The Imperative for Educators
The complexity and diversity of these challenges necessitates a holistic approach to developing a solution rather than the current method of implementing disconnected, hit-or-miss point solutions. The analysis of the root causes yields a clearer picture of what needs to be true for educators to address the problem holistically – and as a result significantly improve student success:
- Provide better tools and insights for faculty
Faculty need a way to efficiently and effectively deliver learning experiences to students, derive greater value out of their own time and help students get the personalized support they need to succeed. They also need insights and tools that enable them to quickly identify students at risk of failing and provide targeted assistance in time to make a difference.
- Offer visibility and guidance for students
Students should be able to see their own areas of strength and weakness, and work proactively and efficiently within the time provided to fill in the gaps, with learning experiences tailored to their unique learning profiles. They also need the structure and guidance to build proper study skills and habits – and to learn how to learn on their own.
- Present opportunities to build confidence
At the same time, students need to develop a belief in their ability to learn. This can be supported with just-in-time intervention where and when they need it, opportunities to build a pattern of achievement by experiencing incremental success, and continuous awareness of their learning progress and knowledge growth.
- Make learning feel relevant
Students need learning experiences that help them see the value of completing work and coming to class prepared, particularly in early, foundational courses.

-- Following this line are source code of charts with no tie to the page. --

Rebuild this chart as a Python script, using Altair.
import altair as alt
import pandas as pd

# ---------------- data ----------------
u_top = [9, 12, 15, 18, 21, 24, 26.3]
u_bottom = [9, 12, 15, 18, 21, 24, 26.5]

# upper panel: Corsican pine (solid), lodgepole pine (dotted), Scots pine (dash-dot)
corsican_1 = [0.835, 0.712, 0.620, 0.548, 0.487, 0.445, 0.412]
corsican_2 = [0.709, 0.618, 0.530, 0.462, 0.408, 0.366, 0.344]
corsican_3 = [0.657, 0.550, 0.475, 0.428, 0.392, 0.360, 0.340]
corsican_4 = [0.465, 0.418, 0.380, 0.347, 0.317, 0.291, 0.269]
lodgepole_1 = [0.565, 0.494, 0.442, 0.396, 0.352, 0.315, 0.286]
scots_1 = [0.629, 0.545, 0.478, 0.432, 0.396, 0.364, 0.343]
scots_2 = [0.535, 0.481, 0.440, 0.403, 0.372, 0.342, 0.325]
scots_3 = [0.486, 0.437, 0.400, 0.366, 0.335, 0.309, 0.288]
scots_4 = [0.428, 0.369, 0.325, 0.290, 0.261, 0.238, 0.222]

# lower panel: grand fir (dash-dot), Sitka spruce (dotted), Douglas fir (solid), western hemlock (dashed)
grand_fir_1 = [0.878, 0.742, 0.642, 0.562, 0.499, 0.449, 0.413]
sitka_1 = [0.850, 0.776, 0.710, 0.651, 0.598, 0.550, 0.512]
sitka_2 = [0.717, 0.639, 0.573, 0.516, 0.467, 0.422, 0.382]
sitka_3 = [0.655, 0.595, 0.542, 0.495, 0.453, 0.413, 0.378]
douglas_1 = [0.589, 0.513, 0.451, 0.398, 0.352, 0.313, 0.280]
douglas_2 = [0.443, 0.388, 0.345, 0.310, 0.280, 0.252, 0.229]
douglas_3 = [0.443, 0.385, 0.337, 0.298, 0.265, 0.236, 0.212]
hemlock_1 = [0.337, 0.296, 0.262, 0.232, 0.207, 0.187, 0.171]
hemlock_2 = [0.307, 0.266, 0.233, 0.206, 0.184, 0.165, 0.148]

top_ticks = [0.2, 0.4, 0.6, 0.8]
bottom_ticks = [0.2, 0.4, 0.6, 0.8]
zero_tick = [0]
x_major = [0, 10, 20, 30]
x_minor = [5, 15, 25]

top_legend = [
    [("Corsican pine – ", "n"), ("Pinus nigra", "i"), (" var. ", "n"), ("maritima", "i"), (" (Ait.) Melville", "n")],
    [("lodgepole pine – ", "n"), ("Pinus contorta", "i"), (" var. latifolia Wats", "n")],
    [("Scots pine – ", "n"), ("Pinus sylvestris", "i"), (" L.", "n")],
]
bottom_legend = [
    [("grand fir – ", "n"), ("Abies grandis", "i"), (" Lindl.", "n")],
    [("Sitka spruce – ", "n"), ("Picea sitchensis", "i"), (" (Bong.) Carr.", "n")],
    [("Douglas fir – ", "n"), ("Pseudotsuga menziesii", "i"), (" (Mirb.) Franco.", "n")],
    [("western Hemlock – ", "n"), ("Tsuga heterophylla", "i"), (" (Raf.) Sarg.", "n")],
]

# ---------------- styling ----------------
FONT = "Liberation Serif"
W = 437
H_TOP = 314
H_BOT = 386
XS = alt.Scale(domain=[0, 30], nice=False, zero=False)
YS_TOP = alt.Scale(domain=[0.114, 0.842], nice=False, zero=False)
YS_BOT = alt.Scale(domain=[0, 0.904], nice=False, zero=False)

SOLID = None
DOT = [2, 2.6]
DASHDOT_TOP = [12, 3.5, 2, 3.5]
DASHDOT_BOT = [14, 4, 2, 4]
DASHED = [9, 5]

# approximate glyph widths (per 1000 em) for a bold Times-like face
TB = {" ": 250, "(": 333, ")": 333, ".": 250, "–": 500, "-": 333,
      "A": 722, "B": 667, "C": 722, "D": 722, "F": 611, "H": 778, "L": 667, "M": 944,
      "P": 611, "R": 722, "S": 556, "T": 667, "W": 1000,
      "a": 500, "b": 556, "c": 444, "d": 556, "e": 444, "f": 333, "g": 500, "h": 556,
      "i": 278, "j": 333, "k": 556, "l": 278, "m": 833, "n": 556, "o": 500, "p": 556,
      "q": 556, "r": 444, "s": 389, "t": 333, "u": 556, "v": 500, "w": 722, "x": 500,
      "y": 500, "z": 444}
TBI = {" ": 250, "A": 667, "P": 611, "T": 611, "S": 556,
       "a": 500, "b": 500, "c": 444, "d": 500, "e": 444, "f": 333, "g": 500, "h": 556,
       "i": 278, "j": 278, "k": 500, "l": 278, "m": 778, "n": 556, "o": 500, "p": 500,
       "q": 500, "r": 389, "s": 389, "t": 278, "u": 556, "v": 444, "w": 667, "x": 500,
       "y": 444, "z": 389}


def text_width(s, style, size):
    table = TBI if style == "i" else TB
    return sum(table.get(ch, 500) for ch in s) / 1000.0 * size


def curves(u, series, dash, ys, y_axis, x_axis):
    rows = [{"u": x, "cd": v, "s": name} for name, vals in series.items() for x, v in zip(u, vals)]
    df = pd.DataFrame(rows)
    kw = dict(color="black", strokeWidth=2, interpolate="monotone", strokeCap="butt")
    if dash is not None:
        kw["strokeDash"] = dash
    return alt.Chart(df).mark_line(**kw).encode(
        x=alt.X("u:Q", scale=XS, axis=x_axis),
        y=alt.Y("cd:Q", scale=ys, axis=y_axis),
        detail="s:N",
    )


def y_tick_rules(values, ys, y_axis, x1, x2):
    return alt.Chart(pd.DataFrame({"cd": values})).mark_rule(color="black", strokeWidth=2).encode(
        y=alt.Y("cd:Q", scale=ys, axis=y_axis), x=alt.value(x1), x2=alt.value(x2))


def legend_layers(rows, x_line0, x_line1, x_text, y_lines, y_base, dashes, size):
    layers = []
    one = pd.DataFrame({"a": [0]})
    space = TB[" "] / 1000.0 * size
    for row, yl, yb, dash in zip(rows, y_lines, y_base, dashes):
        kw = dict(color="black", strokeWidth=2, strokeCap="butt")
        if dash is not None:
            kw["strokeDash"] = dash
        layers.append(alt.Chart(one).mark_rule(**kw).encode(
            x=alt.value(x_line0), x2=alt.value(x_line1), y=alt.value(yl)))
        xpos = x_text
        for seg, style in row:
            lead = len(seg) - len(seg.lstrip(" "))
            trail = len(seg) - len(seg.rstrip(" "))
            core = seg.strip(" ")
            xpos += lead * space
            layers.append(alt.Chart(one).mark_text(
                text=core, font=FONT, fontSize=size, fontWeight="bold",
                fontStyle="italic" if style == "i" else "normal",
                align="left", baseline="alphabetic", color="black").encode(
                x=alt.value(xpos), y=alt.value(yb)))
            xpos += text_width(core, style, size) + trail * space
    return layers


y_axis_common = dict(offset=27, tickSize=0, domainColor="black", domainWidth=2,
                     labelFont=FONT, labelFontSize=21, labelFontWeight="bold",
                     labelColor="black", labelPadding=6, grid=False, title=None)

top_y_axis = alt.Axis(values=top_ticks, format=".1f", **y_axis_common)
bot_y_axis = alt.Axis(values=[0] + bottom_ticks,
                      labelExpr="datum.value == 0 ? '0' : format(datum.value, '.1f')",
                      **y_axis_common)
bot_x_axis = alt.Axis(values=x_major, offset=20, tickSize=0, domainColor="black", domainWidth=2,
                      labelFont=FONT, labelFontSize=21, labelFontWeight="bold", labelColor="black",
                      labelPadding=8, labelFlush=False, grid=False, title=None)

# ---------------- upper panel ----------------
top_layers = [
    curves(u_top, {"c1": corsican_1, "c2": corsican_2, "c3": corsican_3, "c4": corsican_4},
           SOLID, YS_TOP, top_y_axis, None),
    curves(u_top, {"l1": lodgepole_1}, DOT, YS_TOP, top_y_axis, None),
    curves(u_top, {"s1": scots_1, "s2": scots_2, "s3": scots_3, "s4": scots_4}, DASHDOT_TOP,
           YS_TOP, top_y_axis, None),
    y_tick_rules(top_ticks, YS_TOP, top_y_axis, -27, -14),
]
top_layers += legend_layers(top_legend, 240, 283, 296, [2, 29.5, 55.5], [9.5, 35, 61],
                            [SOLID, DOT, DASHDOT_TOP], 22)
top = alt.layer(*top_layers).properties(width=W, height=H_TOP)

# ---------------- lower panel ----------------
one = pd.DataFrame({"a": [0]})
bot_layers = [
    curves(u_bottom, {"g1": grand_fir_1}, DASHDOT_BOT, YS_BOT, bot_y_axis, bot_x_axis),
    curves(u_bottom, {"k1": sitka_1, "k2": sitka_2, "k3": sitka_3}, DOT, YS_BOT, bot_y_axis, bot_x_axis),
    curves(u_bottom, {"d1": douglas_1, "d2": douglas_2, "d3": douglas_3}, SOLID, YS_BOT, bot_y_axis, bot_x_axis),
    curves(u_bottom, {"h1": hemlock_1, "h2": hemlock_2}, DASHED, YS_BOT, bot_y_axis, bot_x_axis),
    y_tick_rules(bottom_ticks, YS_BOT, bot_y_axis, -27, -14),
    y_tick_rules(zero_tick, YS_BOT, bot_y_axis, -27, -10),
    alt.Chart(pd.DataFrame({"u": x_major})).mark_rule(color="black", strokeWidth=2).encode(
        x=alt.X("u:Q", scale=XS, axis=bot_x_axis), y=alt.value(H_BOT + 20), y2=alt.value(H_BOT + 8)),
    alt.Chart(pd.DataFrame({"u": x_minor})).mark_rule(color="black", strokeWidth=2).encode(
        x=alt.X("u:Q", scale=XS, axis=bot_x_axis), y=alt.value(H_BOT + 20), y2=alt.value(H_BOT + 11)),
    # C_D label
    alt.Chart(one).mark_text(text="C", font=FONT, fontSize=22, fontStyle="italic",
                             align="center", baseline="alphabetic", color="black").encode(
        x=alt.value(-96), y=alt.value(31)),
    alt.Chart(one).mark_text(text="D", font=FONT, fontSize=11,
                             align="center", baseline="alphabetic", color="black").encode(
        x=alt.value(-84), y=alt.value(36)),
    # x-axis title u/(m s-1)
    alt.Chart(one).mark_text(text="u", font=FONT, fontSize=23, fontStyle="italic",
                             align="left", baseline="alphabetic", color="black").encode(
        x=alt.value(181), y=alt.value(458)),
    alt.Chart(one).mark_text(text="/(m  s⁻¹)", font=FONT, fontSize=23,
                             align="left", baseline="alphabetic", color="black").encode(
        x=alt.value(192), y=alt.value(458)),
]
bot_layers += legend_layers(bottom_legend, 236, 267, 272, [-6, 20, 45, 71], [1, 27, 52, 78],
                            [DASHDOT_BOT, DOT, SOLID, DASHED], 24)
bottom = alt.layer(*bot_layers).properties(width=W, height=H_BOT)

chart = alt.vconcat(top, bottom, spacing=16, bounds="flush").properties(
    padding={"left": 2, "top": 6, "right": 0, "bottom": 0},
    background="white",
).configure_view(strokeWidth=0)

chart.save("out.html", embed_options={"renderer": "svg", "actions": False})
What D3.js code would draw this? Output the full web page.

The ability to see the impact of the work they’re doing on their overall learning, both in and outside of the classroom, plays a key role in this. Providing students agency over their learning is important as well.
- Enable continuous optimization of course design
Course developers, be it faculty themselves or instructional designers, need the ability to design courses that deliver learning experiences that align with how students learn best. Once those experiences are created, developers need a more informed, agile process for adjusting and improving curriculum, assessment and content based on evidence, data and feedback.
- Deliver meaningful, actionable metrics for leadership
Finally, administrators need a way to understand the performance of courses and faculty, as well as trends over time, so they can identify and support informed opportunities for timely improvements.
Technology-enabled Teaching as a Tool to Improve Student Success Rates
It’s clear that students need additional – and differentiated – learning support to achieve higher success rates in high-enrollment gateway courses. Yet often, faculty in these courses simply don’t have the bandwidth for this amount of tailored attention. Where available, additional help from graduate assistants and student advisors can attempt to address the problem, but staffing up isn’t usually a feasible and cost-effective option. Even if additional resources can be added to support students, scaling those resources to fully address the scope of the problem is nearly impossible without the availability of good data and timely insights to inform early and ongoing identification of students’ progress, needs and challenges.
The key requirements above add up to a seemingly tall order for institutions seeking to make a significant impact on student success, but these goals are achievable. The right technology can be the key enabler that brings all these pieces together, providing the tools, data and support educators need to overcome this challenge. By alleviating rather than adding to educators’ day-to-day duties and challenges, digital learning and analytics systems can prove both effective and pragmatic solutions to improving student success rates – and they’re much more scalable than human capital investments.
Indeed, a proliferation of digital learning tools exists today that aim to support and improve student success, from online homework products to off-the-shelf courseware. Yet an approach that speaks to the multifaceted needs described above gets closer to what Educause defines as a next-generation digital learning environment, with an integrated teaching and learning system encompassing not only course design and delivery, but also assessment, analytics, personalization and student support.
For those ready to move forward, finding the educational technology platform that checks all the right boxes starts with mapping out specific needs and goals, researching potential options, asking the right questions and hearing from fellow educators. While the problem being addressed may no doubt on the surface appear similar across different institutions, the successful solution is usually the one that can be tailored to the specific context of the course and the preferences of the faculty. The expertise, capabilities and perspectives of the technology partner to help design these unique solutions then become critically important in achieving success.
Pioneering educators have paved the way, building and implementing comprehensive, personalized digital learning experiences that are showing a real and substantial positive impact on student success. A broad array of newer adopters from small, private colleges to large, four-year universities are following their lead, with strong, significant results.
While low student success rates in foundational courses are all too pervasive, the problem is not unsolvable. Rather, it’s one that needs a fresh solution, a little spark from the champions in the community – faculty and administrators – and small steps toward success, one course at a time.